According to Wikipedia’s article on wedgies a Melvin is a variant [of the wedgie] where the victim’s underwear is pulled up from the front, to cause injury to the victim’s genitals. Though as a child I understood that the term was equivalent to wedgie and I believe many of my peers understood the same, so the story that is about to follow may refer to either the traditional wedgie, or the definition I cited.

When I was in 7th grade there was a girl in my math class. I’m sure I thought she was pretty hot at the time. Her name was something like Brandi or Bethany, I remember it started with a ‘B’. I could probably dig out my Middle School yearbook to find out for sure, but I’m not too worried about her exact name. She was a year ahead of me in school. Well, as I recall, class hadn’t started yet, and the students were catching up on their homework, or otherwise wasting time. I was doodling in my notebook when I heard this girl announce, “I’ve got a Melvin!” She said it innocently, almost casually (but there was still some resolve in her voice, that’s why I have the exclamation mark). She sounded curious, as if she was a child discovering something for the first time. She didn’t sound embarrassed or shamed. I glanced in her direction, she was to my left, and the desks were arranged in a semicircle, so she was facing me. She shifted in her seat and adjusted her jeans to undo the Melvin.

I thought a lot about this. First of all, I thought it was funny. I’d heard the term Melvin before, but something about the way she announced it was absolutely hilarious. More importantly I thought about how unembarrassed she behaved concerning the situation. Admittedly, whenever my underwear bunched up, I adjusted it as slyly as possible. I wouldn’t have dreamed of confessing to an entire class the discomfort that I was feeling. I admire this girl’s utter lack of shame. I mean seriously, there’s no reason to feel shame when a wedgie or Melvin occurs naturally. Underwear bunches up sometimes. And yet I would have been ashamed at the time.

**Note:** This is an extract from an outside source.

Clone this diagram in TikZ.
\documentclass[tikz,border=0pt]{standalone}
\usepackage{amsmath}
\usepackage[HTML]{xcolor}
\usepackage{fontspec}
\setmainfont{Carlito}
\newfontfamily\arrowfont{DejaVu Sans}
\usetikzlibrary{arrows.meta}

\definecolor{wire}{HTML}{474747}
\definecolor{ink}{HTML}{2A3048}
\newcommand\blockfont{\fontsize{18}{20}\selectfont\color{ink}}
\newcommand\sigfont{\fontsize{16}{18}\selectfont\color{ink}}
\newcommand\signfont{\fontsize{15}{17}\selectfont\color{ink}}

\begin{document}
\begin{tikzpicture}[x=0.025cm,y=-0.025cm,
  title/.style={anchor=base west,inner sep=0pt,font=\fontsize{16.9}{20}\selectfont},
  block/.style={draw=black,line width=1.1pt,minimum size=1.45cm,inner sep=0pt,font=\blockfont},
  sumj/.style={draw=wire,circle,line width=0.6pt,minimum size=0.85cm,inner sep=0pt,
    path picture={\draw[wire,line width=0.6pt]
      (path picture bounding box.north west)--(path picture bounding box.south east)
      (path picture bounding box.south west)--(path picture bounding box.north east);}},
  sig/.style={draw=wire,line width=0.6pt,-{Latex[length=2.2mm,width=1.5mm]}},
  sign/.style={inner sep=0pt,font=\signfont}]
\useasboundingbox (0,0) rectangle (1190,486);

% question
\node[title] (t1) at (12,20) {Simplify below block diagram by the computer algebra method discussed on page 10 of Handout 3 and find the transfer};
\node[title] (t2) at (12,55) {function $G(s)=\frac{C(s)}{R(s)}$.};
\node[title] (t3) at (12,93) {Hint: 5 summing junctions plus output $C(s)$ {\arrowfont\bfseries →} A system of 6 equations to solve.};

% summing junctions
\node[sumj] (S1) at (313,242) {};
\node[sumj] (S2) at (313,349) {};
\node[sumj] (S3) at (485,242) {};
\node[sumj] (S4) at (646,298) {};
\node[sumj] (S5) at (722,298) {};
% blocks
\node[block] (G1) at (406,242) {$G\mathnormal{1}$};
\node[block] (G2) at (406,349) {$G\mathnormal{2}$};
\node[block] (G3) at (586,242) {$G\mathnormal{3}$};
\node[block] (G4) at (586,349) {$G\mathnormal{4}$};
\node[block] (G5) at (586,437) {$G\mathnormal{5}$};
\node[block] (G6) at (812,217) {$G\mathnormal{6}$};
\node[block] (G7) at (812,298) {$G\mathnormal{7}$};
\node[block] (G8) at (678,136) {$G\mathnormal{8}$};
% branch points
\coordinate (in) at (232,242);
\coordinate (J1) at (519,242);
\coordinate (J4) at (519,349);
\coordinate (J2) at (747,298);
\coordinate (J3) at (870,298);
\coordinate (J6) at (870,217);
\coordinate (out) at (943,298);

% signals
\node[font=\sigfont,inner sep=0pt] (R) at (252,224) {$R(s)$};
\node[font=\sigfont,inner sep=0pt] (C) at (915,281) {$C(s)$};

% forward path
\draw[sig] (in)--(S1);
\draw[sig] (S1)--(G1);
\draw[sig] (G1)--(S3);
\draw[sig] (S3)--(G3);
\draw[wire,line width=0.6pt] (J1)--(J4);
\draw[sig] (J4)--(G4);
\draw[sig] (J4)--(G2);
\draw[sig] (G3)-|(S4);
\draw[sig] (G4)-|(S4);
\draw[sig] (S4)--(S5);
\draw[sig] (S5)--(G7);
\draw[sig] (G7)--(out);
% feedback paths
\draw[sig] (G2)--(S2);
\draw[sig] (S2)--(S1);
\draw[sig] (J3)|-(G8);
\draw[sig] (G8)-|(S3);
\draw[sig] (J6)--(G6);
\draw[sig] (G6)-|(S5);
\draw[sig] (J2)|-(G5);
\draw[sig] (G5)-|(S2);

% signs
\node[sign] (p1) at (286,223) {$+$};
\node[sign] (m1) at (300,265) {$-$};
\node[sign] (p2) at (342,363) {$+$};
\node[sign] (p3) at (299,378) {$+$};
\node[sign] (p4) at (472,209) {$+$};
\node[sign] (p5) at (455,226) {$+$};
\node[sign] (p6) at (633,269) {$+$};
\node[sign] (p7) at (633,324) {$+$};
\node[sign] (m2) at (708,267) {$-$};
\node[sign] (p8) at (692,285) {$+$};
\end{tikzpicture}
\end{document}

I did get a wedgie one time. Not by accident either, it was done to me. I didn’t even know what a wedgie was at the time, and I didn’t understand why the perpetrator grabbed my underwear the way he did.

It was during my elementary school days. The South family had taken me and my brother to go rafting with them. And while we were driving to the reservoir one of their sons, Jeremy or Jason, decided to grab my underwear and pull. Looking back, I can’t help but think that if I had been like the girl I spoke of, I would have just told Mr. South to stop the car, so I could get out and adjust my underwear, then I’d deck that kid as hard as I could. Sure he could have given me the beating of a lifetime, he was at least three years older than me, but I think I could have gotten one punch in, and at least I would have stood up to him. Instead, I quietly struggled to adjust my underwear while buckled in, and I never said anything. Ah, the regrets of childhood.

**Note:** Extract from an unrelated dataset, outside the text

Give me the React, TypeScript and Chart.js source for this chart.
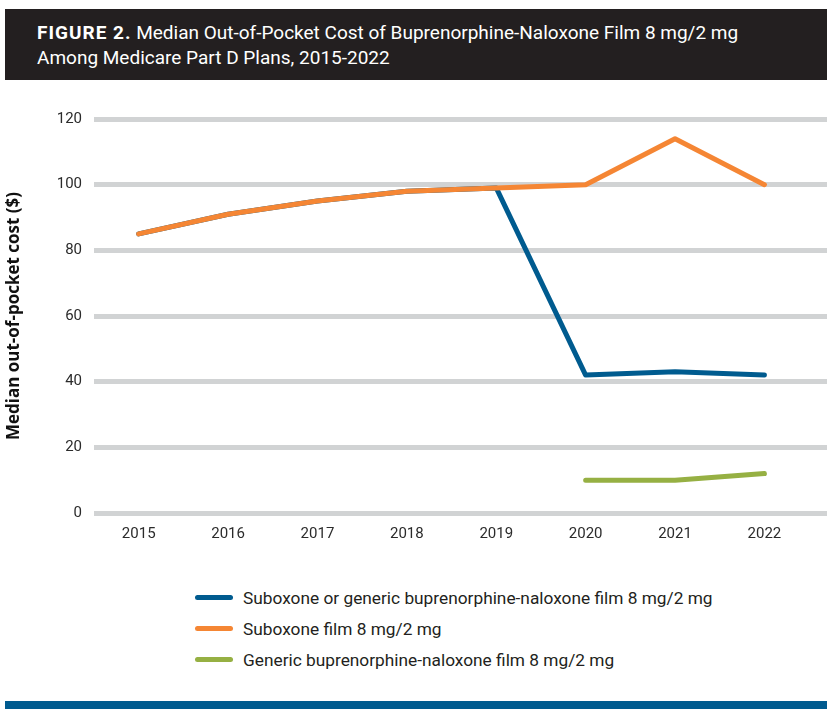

I don’t understand shame. I really don’t. Yet I feel it sometimes. As people, we’re ashamed of a lot of things that we probably don’t need to be ashamed of. Especially things that we don’t do on purpose, or things that happen to us. I guess it’s part of the human condition to feel shame, or maybe it’s part of the way we’re raised. I try not to be ashamed of anything anymore. I try to be open about all my experiences and mistakes, but even I have to confess that there are some things, not even very bad things, things that could have happened to anyone, that I will take with me to the grave.